Vice Speaker of Bekasi Regency House of Representatives
- In office 1950–1956
- President: Sukarno

Personal details
- Born: 15 July 1914 Babelan, Dutch East Indies
- Died: January 29, 1992 (aged 77) Bekasi, West Java, Indonesia
- Party: Masyumi
- Occupation: Preacher Teacher
- Profession: Ulama Politician

= Noer Alie =

Indonesian Islamic leader and educator

Kiai Haji Noer Alie (EYD: Nur Alie, also spelt as Noer Ali; 15 July 1914 – 29 January 1992) was a Betawi Islamic preacher and educator, he is regarded as a National Hero of Indonesia.

== Early life ==
Noer Alie was born in the village of Ujung Malang in Babelan, Meester Cornelis Regency, Dutch East Indies, now located in modern day Bekasi, to Anwar bin Layu and Maimunah binti Tarbin. He was the fourth child of his ten siblings. From a young age, Noer Alie was known to be a diligent and smart student, being able to recite many Qur'an surahs and studied Arabic and fiqh at the age of eight.

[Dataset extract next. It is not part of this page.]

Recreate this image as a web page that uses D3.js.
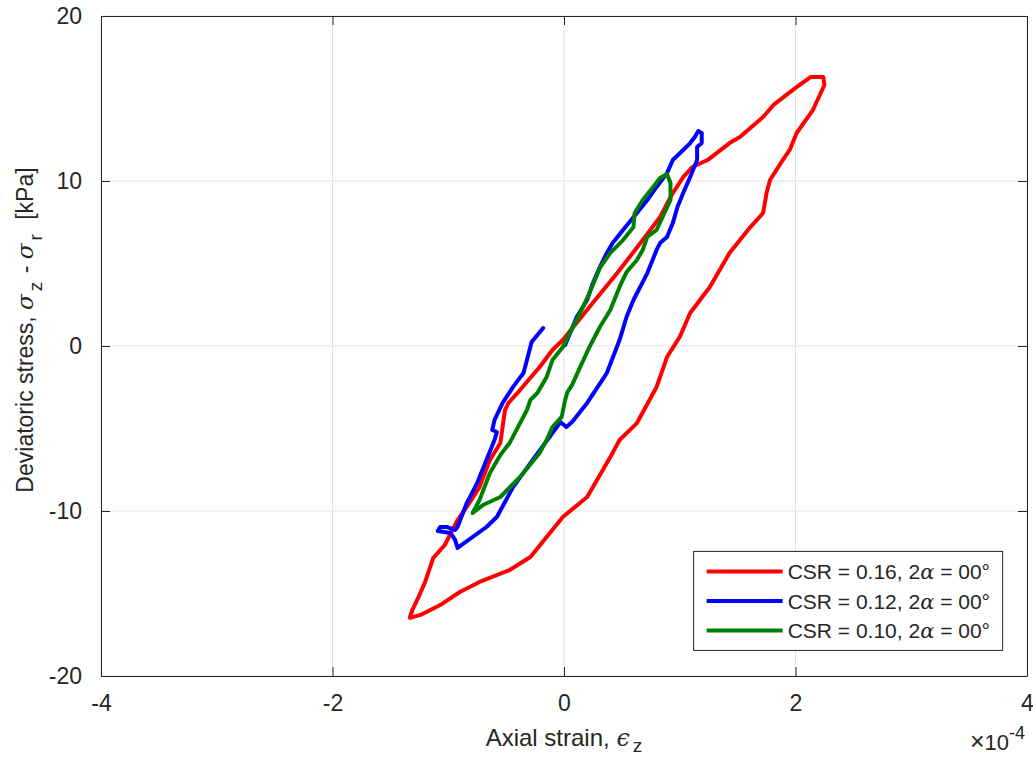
<!DOCTYPE html>
<html>
<head>
<meta charset="utf-8">
<script src="https://cdn.jsdelivr.net/npm/d3@7"></script>
<style>
  body { margin: 0; background: #fff; }
  text { font-family: "Liberation Sans", Arial, Helvetica, sans-serif; fill: #262626; }
</style>
</head>
<body>
<div class="chart"></div>
<script>
// axial strain (x1e-4) / deviatoric stress (kPa)
var redX = [-1.33,-1.31,-1.26,-1.20,-1.13,-1.03,-0.92,-0.83,-0.73,-0.64,-0.55,-0.51,-0.48,-0.38,-0.21,-0.10,-0.01,0.08,0.22,0.46,0.68,0.83,0.93,1.03,1.11,1.24,1.43,1.52,1.72,1.81,2.00,2.13,2.24,2.25,2.19,2.15,2.01,1.95,1.89,1.78,1.75,1.72,1.61,1.43,1.26,1.09,1.00,0.89,0.80,0.63,0.48,0.42,0.20,-0.01,-0.29,-0.47,-0.73,-0.90,-1.07,-1.24,-1.33]
var redY = [-16.42,-16.0,-15.27,-14.30,-12.85,-12.06,-10.55,-9.64,-8.55,-6.91,-5.88,-3.88,-3.45,-2.67,-1.27,-0.24,0.36,1.15,2.36,4.42,6.42,7.82,9.15,10.24,10.85,11.27,12.30,12.67,13.88,14.61,15.64,16.30,16.30,15.82,14.91,14.30,12.91,11.88,11.27,10.06,9.27,8.06,7.21,5.64,3.58,2.0,0.55,-0.67,-2.48,-4.67,-5.70,-6.48,-9.15,-10.36,-12.79,-13.58,-14.30,-14.91,-15.70,-16.30,-16.48]

var blueX = [0.01,0.11,0.20,0.25,0.31,0.37,0.42,0.51,0.63,0.72,0.80,0.89,0.94,1.03,1.09,1.13,1.16,1.19,1.19,1.15,1.15,1.09,1.03,0.98,0.94,0.89,0.83,0.80,0.72,0.60,0.54,0.48,0.37,0.20,0.07,0.02,-0.03,-0.10,-0.27,-0.44,-0.58,-0.67,-0.92,-0.94,-0.98,-1.09,-1.07,-1.01,-0.94,-0.92,-0.84,-0.75,-0.67,-0.60,-0.58,-0.62,-0.60,-0.53,-0.44,-0.35,-0.32,-0.28,-0.18]
var blueY = [0.06,1.76,2.79,3.82,4.79,5.64,6.24,7.03,8.06,8.85,9.64,10.48,11.27,11.88,12.30,12.67,13.03,12.91,12.30,12.06,11.27,10.24,9.27,8.42,7.45,6.61,6.24,5.82,4.42,2.79,1.76,0.36,-1.64,-3.45,-4.61,-4.91,-4.61,-5.27,-6.91,-8.55,-10.36,-10.97,-12.24,-11.76,-11.33,-11.21,-10.97,-10.97,-11.15,-10.97,-9.52,-8.30,-6.91,-5.70,-5.21,-5.09,-4.48,-3.45,-2.48,-1.64,-0.85,0.24,1.09]

var greenX = [-0.01,0.05,0.11,0.22,0.31,0.40,0.51,0.60,0.61,0.68,0.77,0.83,0.89,0.92,0.92,0.86,0.80,0.72,0.68,0.63,0.54,0.48,0.40,0.31,0.22,0.14,0.07,0.03,0.01,-0.02,-0.10,-0.15,-0.21,-0.38,-0.55,-0.70,-0.79,-0.73,-0.64,-0.55,-0.47,-0.38,-0.32,-0.29,-0.23,-0.15,-0.10,-0.01]
var greenY = [-0.06,0.79,1.58,3.21,4.73,5.64,6.42,7.21,8.06,8.85,9.64,10.18,10.42,9.88,8.85,7.94,7.03,6.61,5.82,5.21,4.48,3.58,2.18,1.15,-0.06,-1.27,-2.36,-2.79,-3.27,-4.30,-4.91,-5.70,-6.48,-7.94,-9.15,-9.64,-10.12,-9.33,-7.70,-6.61,-5.88,-4.67,-3.88,-3.27,-2.85,-1.88,-0.85,-0.06]

var seriesNames = ["CSR = 0.16, 2α = 00°", "CSR = 0.12, 2α = 00°", "CSR = 0.10, 2α = 00°"]
var seriesColors = ["#ff0000", "#0000ff", "#008000"]
var xTicks = [-4, -2, 0, 2, 4]
var yTicks = [-20, -10, 0, 10, 20]

var margin = {top: 16, right: 6, bottom: 81, left: 101}
var width = 1033 - margin.left - margin.right
var height = 757 - margin.top - margin.bottom

var x = d3.scaleLinear().domain([-4, 4]).range([0, width])
var y = d3.scaleLinear().domain([-20, 20]).range([height, 0])

var svg = d3.select(".chart")
    .append("svg")
        .attr("width", 1033)
        .attr("height", 757)
    .append("g")
        .attr("transform", "translate(" + margin.left + "," + margin.top + ")")

// grid
svg.selectAll(".gx").data(xTicks).enter().append("line")
    .attr("x1", d => x(d)).attr("x2", d => x(d))
    .attr("y1", 0).attr("y2", height)
    .attr("stroke", "#e3e3e3").attr("stroke-width", 1)
svg.selectAll(".gy").data(yTicks).enter().append("line")
    .attr("y1", d => y(d)).attr("y2", d => y(d))
    .attr("x1", 0).attr("x2", width)
    .attr("stroke", "#e3e3e3").attr("stroke-width", 1)

// axes, ticks inward like matlab
var fmt = d => String(d)
var xAxis = d3.axisBottom(x).tickValues(xTicks).tickFormat(fmt).tickSizeInner(-9).tickSizeOuter(0).tickPadding(19)
var yAxis = d3.axisLeft(y).tickValues(yTicks).tickFormat(fmt).tickSizeInner(-9).tickSizeOuter(0).tickPadding(19)
var xAxisTop = d3.axisTop(x).tickValues(xTicks).tickSizeInner(-9).tickSizeOuter(0).tickFormat("")
var yAxisRight = d3.axisRight(y).tickValues(yTicks).tickSizeInner(-9).tickSizeOuter(0).tickFormat("")

function styleAxis(g) {
    g.select(".domain").attr("stroke", "#262626")
    g.selectAll(".tick line").attr("stroke", "#262626")
    g.selectAll(".tick text").style("font-size", "23px").attr("fill", "#262626")
        .style("font-family", "'Liberation Sans', Arial, sans-serif")
}

// lines
var lineGen = d3.line().x(d => x(d[0])).y(d => y(d[1]))
var allSeries = [
    d3.zip(redX, redY),
    d3.zip(blueX, blueY),
    d3.zip(greenX, greenY)
]
svg.selectAll(".series").data(allSeries).enter().append("path")
    .attr("d", lineGen)
    .attr("fill", "none")
    .attr("stroke", (d, i) => seriesColors[i])
    .attr("stroke-width", 4)
    .attr("stroke-linejoin", "round")
    .attr("stroke-linecap", "round")

svg.append("g").attr("transform", "translate(0," + height + ")").call(xAxis).call(styleAxis)
svg.append("g").call(yAxis).call(styleAxis)
svg.append("g").call(xAxisTop).call(styleAxis)
svg.append("g").attr("transform", "translate(" + width + ",0)").call(yAxisRight).call(styleAxis)

// axis labels
var xl = svg.append("text")
    .attr("x", x(0))
    .attr("y", height + 70)
    .attr("text-anchor", "middle")
    .style("font-size", "24px")
xl.append("tspan").text("Axial strain, ")
xl.append("tspan").text("ϵ").style("font-family", "'DejaVu Serif', serif").style("font-style", "italic")
xl.append("tspan").text("z").attr("dy", 6).attr("dx", 3).style("font-size", "19px")

var yl = svg.append("text")
    .attr("transform", "translate(-68," + (y(0) - 16) + ") rotate(-90)")
    .attr("text-anchor", "middle")
    .style("font-size", "23px")
yl.append("tspan").text("Deviatoric stress, ")
yl.append("tspan").text("σ").style("font-family", "'DejaVu Serif', serif").style("font-style", "italic")
yl.append("tspan").text("z").attr("dy", 9).attr("dx", 3).style("font-size", "19px")
yl.append("tspan").text(" - ").attr("dy", -9).attr("dx", 2)
yl.append("tspan").text("σ").style("font-family", "'DejaVu Serif', serif").style("font-style", "italic")
yl.append("tspan").text("r").attr("dy", 9).attr("dx", 3).style("font-size", "19px")
yl.append("tspan").text("  [kPa]").attr("dy", -9).attr("dx", 8)

// exponent
var ex = svg.append("text")
    .attr("x", width - 2)
    .attr("y", height + 74)
    .attr("text-anchor", "end")
    .style("font-size", "22px")
ex.append("tspan").text("×").style("font-size", "25px")
ex.append("tspan").text("10")
ex.append("tspan").text("-4").attr("dy", -11).style("font-size", "18px")

// legend
var lg = svg.append("g").attr("transform", "translate(" + (x(1.12)) + "," + (y(-12.45)) + ")")
lg.append("rect")
    .attr("width", 309).attr("height", 99)
    .attr("fill", "#fff").attr("stroke", "#262626").attr("stroke-width", 1)
var items = lg.selectAll(".item").data(seriesNames).enter().append("g")
    .attr("transform", (d, i) => "translate(0," + (20 + i * 29.5) + ")")
items.append("line")
    .attr("x1", 13).attr("x2", 89)
    .attr("stroke", (d, i) => seriesColors[i]).attr("stroke-width", 4)
var lt = items.append("text").attr("x", 94).attr("y", 8).style("font-size", "21px")
lt.append("tspan").text(d => d.split("α")[0])
lt.append("tspan").text("α").style("font-family", "'DejaVu Serif', serif").style("font-style", "italic")
lt.append("tspan").text(d => d.split("α")[1])
</script>
</body>
</html>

In 1934, Noer Alie went to Mecca to perform hajj (pilgrimage) and further study Islam, he stayed in Mecca for six years. During his stay in Mecca in 1937, he met with other Indonesian students and formed the Betawi Students Association (PBB) with him as the leader.

In 1939, Noer Alie returned to his village. A year after, he married Siti Rohmah bint Mughni and later founded a local pesantren (Indonesian Islamic boarding school) which later became known as Pesantren At-Taqwa.

In 1942, the ruling Japanese government asked him to work with them through a Thai colleague he met during his stay in Mecca, which he firmly rejected, not wanting his students to be divided because they were reluctant to compromise with the Japanese.

== Indonesian National Revolution ==
After Indonesia declared independence, Noer Alie was appointed to be the leader of the Regional Indonesian National Committee of Babelan District. During the national revolution in 1945, he formed the Laskar Rakyat (The People's Warrior) in collaboration with the Bekasi-Jatinegara People's Security Army to mobilise pesantren students and Muslim youths to take part in military training in Teluk Puncung in the fight against the Netherlands.

Under Hizbullah, Noer Alie alongside Angkut Abu Gozali formed the Bekasi Hizbullah Forces in Tanjung Karekok, Cikampek.

On 29 November 1945, British troops entered Bekasi with tanks and armoured fighting vehicles, burning villages as they proceeded, local Bekasi militias who had heard about the attacks went into strategic positions, preparing to attack them through guerilla warfare. At 10:00 AM, British troops surrounded Bekasi and attacked from every side, on the western side of the fighting, Bekasi Hizbollah forces under the command of Noer Alie sabotaged British tanks by blowing up a bridge using dynamite, throwing grenades inside tanks, and stabbing ventilation holes using sharpened bamboo. An hour after, the better equipped British forces cornered Noer Alie and his forces to the Sasak Kapuk bridge, Pondok Ungu, they fired mortars and cannons, Noer Alie commanded his troops to retreat, while most followed his command, dozens stayed and fought back the British. Thirty Bekasi Hizbullah forces died as a result.